### Problem description
State how many lines in the records hold the word "this", giving the number and no other text.

(Part of a data file)
────────────────
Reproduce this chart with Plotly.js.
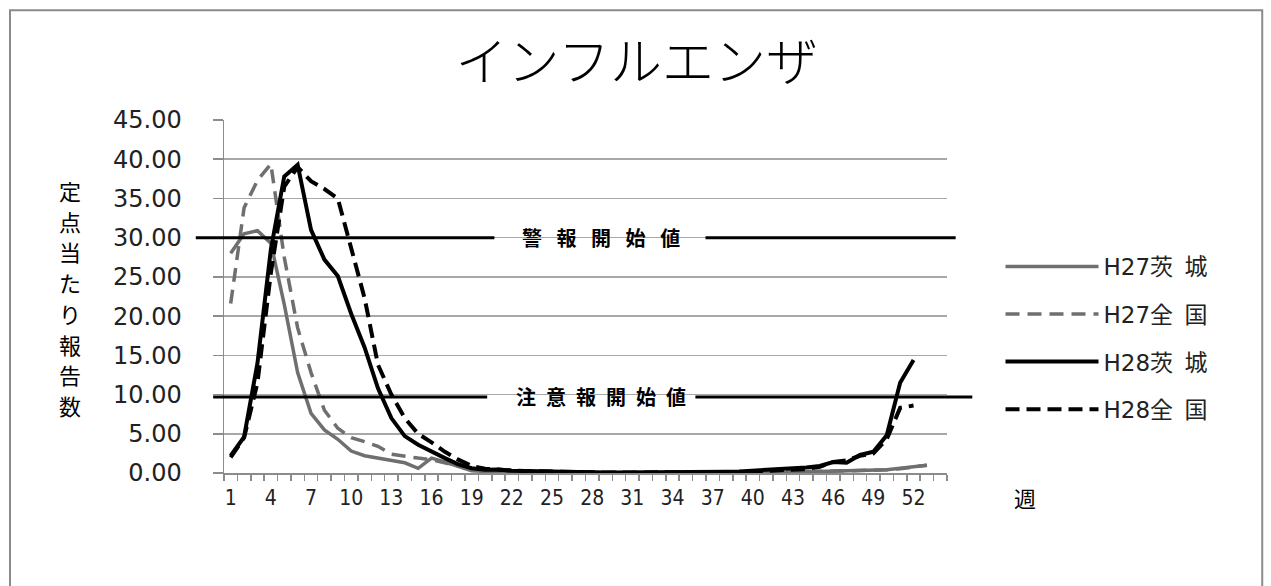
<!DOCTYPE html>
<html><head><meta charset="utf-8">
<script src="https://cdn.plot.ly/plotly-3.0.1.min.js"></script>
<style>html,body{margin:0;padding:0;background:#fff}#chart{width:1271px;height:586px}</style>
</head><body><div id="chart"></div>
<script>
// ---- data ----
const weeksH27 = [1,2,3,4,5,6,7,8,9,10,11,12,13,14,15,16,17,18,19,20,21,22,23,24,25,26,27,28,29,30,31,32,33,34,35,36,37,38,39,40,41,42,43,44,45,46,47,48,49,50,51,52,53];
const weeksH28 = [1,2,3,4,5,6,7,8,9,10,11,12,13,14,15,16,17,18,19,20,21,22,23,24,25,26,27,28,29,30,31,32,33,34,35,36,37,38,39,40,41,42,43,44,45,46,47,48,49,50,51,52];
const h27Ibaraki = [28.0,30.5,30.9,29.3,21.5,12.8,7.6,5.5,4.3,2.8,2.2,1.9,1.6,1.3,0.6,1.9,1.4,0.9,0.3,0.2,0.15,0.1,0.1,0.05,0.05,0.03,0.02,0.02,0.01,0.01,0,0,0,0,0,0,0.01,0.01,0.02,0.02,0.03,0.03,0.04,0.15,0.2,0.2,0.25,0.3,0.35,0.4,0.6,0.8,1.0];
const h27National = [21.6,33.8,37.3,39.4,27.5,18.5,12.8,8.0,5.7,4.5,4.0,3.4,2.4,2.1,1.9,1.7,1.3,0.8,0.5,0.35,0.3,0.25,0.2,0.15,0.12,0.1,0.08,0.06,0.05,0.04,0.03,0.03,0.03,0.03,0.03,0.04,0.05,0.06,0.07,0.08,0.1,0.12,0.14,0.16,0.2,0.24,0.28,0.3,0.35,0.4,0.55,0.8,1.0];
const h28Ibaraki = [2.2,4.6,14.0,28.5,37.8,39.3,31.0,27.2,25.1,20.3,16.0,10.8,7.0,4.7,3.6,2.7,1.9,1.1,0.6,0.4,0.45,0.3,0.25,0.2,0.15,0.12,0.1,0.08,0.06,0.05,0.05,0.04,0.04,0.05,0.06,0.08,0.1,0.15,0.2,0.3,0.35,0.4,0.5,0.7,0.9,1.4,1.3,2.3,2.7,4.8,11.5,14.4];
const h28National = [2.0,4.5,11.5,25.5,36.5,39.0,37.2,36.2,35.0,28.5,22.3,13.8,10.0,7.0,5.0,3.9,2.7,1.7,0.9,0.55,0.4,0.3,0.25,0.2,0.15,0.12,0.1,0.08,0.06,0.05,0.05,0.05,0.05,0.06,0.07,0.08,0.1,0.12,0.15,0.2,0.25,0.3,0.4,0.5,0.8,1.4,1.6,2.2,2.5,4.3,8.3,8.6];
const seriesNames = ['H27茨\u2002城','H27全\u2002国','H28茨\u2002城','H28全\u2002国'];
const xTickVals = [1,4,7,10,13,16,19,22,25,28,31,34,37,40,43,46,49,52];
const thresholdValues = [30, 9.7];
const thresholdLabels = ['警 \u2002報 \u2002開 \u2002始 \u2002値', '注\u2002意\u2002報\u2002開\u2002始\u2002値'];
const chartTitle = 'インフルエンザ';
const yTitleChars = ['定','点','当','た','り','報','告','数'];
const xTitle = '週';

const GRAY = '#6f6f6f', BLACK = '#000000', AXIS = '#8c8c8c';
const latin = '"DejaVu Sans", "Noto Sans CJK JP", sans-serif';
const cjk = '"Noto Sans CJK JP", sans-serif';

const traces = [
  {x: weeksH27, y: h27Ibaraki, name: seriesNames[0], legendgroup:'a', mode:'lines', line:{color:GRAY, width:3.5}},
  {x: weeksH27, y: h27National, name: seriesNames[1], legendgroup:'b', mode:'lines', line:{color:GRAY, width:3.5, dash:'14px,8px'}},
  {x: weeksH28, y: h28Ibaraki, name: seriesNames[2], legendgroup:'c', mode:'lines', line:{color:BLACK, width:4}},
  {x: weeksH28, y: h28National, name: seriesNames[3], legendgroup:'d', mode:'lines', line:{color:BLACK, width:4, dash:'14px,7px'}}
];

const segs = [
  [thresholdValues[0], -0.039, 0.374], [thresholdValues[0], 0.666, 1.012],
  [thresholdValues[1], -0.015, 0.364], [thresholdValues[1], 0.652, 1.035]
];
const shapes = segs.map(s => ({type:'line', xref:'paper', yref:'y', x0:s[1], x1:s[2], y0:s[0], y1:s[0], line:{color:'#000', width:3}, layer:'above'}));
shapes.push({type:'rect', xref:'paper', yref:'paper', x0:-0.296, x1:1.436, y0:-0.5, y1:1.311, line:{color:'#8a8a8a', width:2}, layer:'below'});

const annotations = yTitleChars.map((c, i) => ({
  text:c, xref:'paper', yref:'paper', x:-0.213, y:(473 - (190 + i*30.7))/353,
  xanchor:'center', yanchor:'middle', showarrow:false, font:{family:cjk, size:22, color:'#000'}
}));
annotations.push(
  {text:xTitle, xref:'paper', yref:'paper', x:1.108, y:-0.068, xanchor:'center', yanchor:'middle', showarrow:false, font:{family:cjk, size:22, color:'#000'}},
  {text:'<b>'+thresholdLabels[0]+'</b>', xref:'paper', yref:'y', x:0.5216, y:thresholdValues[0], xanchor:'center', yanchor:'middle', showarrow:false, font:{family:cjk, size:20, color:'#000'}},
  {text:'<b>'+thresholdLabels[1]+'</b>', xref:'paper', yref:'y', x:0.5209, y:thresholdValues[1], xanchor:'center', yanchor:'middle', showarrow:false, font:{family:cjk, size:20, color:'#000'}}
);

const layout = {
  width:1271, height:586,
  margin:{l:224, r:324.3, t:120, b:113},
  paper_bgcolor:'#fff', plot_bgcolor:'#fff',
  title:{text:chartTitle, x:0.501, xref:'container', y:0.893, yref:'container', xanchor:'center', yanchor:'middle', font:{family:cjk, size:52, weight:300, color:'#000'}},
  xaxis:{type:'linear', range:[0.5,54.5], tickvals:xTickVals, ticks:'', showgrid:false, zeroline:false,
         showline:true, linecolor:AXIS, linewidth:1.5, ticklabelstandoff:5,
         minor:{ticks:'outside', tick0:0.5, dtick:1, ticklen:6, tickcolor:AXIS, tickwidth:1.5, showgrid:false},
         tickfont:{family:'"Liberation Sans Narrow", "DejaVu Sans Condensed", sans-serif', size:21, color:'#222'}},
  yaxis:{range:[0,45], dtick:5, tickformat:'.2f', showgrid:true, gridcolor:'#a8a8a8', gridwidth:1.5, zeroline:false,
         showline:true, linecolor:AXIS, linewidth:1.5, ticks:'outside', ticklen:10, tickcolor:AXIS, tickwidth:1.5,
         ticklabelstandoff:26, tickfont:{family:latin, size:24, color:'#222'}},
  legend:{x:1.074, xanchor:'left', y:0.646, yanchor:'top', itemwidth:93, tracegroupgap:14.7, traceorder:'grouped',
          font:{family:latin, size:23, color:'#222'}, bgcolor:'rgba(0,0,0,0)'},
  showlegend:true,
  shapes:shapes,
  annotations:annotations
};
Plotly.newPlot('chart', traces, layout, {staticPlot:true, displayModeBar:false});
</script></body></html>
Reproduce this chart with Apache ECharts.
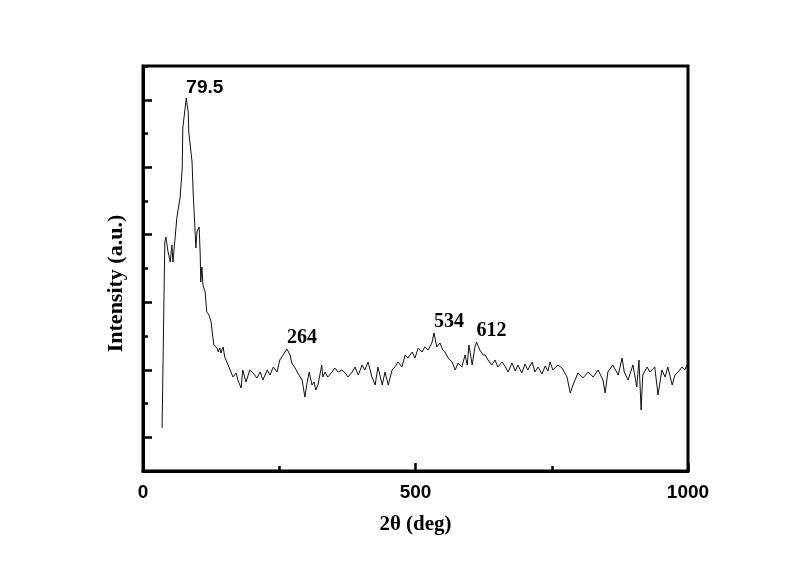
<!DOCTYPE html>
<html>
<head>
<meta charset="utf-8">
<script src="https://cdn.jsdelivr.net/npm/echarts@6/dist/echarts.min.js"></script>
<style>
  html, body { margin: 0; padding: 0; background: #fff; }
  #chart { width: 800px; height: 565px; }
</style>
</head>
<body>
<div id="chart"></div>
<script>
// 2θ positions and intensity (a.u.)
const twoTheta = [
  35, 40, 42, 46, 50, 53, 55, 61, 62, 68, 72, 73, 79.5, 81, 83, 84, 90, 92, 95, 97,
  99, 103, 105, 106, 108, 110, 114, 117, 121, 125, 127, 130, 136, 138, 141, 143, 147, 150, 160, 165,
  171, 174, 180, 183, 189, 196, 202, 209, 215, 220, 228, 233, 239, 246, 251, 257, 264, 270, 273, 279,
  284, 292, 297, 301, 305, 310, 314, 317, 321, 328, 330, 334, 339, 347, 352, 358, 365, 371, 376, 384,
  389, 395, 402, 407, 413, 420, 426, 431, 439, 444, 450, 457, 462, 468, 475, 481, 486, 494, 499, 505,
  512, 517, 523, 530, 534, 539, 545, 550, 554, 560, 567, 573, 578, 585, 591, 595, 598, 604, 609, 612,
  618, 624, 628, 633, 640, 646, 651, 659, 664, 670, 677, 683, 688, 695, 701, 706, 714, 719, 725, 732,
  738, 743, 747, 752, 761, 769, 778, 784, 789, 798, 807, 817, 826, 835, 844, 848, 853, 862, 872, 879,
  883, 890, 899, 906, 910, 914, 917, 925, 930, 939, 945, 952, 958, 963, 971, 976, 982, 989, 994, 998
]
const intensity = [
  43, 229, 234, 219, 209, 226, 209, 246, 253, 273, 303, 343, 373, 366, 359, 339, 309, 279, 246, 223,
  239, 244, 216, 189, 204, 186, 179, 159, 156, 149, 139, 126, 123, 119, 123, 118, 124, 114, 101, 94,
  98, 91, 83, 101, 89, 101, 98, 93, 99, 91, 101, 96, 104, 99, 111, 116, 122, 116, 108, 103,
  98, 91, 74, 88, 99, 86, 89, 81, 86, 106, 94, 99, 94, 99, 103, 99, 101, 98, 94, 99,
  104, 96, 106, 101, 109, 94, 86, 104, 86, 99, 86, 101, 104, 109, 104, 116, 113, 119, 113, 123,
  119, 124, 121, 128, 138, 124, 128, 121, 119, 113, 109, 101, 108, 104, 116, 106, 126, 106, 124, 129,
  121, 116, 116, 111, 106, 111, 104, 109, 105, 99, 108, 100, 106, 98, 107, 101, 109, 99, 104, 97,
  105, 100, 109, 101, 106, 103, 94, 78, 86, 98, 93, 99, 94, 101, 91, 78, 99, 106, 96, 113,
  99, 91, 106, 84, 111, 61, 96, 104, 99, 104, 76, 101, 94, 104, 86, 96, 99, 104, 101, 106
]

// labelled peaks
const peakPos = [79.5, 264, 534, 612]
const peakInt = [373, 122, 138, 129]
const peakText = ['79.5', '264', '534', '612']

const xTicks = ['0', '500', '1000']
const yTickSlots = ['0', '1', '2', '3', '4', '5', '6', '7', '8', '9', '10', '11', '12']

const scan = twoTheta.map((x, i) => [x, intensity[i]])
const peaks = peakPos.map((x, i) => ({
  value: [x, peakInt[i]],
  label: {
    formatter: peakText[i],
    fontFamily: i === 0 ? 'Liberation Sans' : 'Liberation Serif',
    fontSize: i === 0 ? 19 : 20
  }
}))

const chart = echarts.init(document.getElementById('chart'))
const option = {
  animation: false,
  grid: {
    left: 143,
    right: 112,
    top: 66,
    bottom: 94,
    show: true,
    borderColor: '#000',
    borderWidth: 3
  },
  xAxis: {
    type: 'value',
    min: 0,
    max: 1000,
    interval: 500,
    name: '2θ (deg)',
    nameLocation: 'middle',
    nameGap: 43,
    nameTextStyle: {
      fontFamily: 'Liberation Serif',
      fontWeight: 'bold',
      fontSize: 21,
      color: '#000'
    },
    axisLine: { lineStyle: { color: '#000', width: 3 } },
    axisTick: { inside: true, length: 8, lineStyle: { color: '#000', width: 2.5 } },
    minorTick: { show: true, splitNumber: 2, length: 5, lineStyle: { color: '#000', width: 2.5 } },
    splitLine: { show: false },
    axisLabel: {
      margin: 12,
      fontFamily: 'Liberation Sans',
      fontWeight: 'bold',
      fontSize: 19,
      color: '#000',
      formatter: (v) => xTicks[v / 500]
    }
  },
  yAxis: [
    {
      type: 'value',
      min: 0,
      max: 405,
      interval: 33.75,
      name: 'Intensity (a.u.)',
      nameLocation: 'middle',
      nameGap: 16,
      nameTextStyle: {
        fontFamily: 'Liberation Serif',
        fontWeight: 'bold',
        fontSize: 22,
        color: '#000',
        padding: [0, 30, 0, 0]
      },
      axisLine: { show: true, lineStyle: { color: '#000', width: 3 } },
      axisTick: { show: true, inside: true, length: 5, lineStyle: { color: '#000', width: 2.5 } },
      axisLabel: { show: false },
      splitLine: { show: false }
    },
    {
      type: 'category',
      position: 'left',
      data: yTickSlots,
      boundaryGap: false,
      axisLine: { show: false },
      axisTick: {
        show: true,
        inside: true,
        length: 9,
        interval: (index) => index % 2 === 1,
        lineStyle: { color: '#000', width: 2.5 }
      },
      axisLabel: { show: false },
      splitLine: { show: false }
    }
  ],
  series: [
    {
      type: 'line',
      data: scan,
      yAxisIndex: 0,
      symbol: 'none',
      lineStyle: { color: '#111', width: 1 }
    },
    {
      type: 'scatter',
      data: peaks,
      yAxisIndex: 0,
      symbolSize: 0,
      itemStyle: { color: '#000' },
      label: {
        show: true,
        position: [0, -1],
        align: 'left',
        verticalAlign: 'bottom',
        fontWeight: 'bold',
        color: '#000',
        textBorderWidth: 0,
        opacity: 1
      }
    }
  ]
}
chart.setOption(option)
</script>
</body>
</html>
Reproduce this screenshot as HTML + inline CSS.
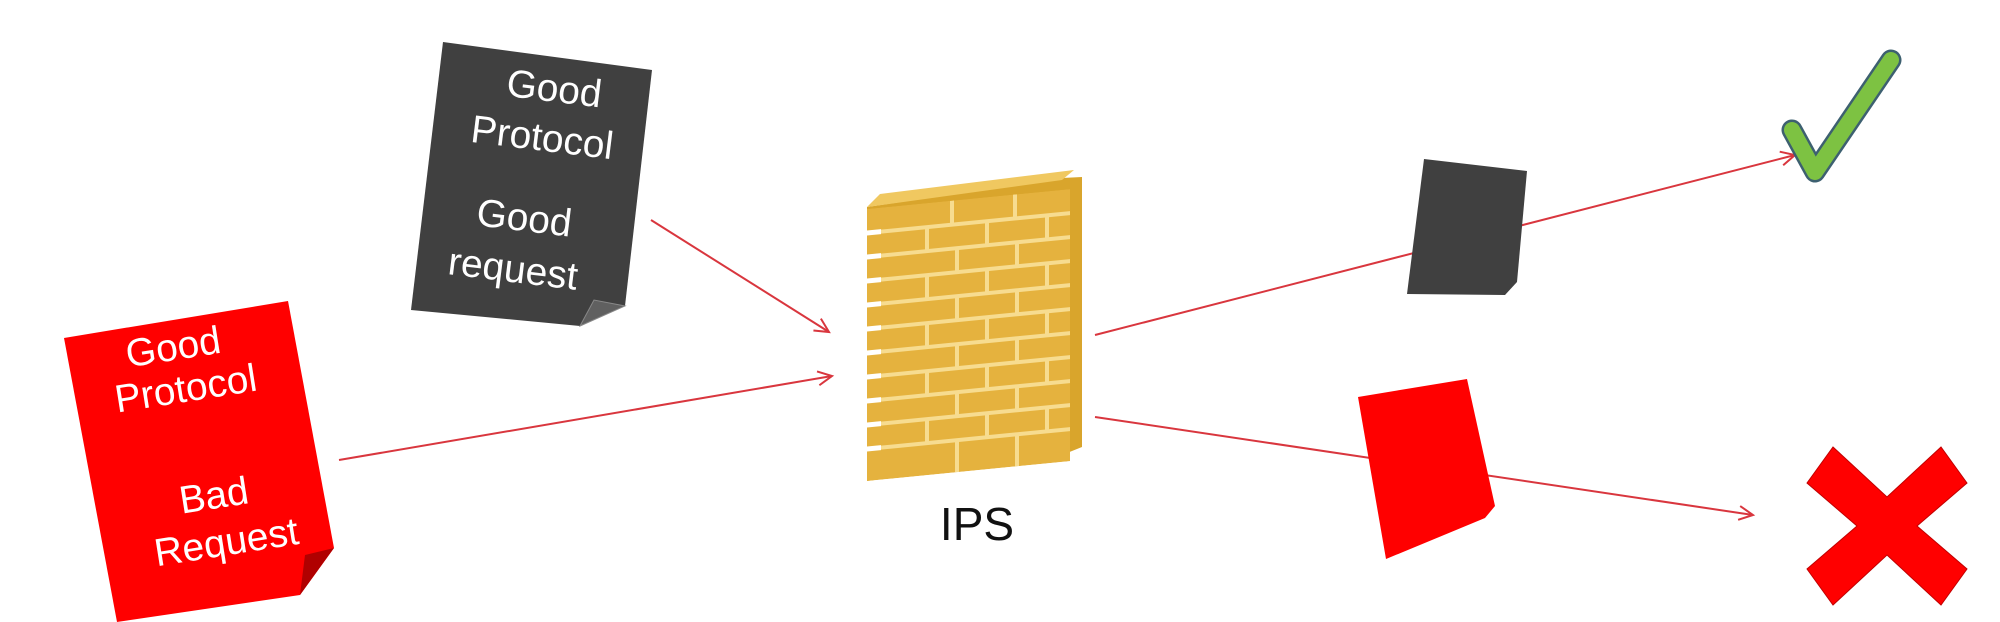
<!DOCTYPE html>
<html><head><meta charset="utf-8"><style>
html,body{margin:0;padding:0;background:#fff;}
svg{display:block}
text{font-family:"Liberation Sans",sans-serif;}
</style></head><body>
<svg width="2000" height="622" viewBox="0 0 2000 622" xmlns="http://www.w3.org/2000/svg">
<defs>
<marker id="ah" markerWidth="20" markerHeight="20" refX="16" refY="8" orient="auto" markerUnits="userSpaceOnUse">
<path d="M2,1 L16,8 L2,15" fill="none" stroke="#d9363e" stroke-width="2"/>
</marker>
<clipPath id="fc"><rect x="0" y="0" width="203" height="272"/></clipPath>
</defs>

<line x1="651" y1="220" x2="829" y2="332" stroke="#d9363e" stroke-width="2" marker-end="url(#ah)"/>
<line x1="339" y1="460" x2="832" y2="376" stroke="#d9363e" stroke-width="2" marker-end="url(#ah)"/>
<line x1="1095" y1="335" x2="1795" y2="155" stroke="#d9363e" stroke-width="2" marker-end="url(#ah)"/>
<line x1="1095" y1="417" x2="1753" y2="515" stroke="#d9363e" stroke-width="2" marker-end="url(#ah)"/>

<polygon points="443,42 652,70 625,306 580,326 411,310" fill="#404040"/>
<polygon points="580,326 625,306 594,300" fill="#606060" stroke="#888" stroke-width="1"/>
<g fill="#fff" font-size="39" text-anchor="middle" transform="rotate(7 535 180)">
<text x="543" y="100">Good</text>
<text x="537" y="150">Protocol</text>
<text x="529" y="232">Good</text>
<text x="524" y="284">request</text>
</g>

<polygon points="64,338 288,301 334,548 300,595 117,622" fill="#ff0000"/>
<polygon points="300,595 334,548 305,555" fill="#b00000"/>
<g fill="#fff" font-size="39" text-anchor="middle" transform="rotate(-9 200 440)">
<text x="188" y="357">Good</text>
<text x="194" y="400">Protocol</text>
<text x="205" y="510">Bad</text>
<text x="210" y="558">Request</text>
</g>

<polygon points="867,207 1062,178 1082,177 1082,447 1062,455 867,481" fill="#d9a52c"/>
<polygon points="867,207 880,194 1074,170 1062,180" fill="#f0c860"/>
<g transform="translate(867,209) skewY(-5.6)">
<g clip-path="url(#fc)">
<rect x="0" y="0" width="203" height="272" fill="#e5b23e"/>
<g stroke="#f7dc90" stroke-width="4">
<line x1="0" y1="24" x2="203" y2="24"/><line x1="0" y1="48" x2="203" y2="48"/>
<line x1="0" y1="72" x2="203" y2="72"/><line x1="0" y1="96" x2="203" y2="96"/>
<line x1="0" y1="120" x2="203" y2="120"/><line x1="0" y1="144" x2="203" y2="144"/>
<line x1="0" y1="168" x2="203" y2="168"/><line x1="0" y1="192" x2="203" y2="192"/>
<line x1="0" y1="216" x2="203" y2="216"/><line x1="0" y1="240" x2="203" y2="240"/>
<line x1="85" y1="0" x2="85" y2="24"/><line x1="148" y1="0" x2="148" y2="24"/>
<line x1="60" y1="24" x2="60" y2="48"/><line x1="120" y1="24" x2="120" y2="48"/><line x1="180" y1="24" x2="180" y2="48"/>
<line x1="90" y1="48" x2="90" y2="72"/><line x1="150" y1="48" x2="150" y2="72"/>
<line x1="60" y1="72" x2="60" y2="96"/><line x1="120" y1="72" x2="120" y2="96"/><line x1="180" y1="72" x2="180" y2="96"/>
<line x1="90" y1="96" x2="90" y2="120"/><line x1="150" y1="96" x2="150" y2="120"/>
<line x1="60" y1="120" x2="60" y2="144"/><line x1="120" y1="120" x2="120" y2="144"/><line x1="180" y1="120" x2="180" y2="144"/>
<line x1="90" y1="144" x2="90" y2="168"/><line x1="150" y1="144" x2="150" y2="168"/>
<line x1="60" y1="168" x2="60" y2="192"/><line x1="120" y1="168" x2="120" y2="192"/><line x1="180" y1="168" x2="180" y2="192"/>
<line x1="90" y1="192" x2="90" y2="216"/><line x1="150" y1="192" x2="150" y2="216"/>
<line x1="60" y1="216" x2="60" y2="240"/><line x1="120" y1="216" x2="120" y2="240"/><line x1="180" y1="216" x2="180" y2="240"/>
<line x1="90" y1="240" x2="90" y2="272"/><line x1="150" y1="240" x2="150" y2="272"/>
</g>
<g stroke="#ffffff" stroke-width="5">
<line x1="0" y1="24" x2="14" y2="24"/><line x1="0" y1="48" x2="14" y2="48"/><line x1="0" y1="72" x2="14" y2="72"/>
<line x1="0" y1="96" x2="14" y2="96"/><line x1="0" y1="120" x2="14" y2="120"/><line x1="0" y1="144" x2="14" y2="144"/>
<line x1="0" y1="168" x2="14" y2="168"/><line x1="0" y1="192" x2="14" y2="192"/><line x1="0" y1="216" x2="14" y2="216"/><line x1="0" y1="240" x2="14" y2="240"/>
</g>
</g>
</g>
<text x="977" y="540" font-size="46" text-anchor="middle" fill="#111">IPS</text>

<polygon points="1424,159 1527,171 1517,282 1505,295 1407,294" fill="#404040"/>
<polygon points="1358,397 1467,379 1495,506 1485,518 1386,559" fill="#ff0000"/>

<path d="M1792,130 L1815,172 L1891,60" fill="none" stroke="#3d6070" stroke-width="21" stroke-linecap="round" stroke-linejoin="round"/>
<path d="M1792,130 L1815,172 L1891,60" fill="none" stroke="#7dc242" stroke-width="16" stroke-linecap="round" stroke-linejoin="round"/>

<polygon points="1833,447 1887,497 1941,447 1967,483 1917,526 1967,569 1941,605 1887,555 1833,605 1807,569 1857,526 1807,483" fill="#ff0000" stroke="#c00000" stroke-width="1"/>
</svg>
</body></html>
────────────────
### Exercise solution
3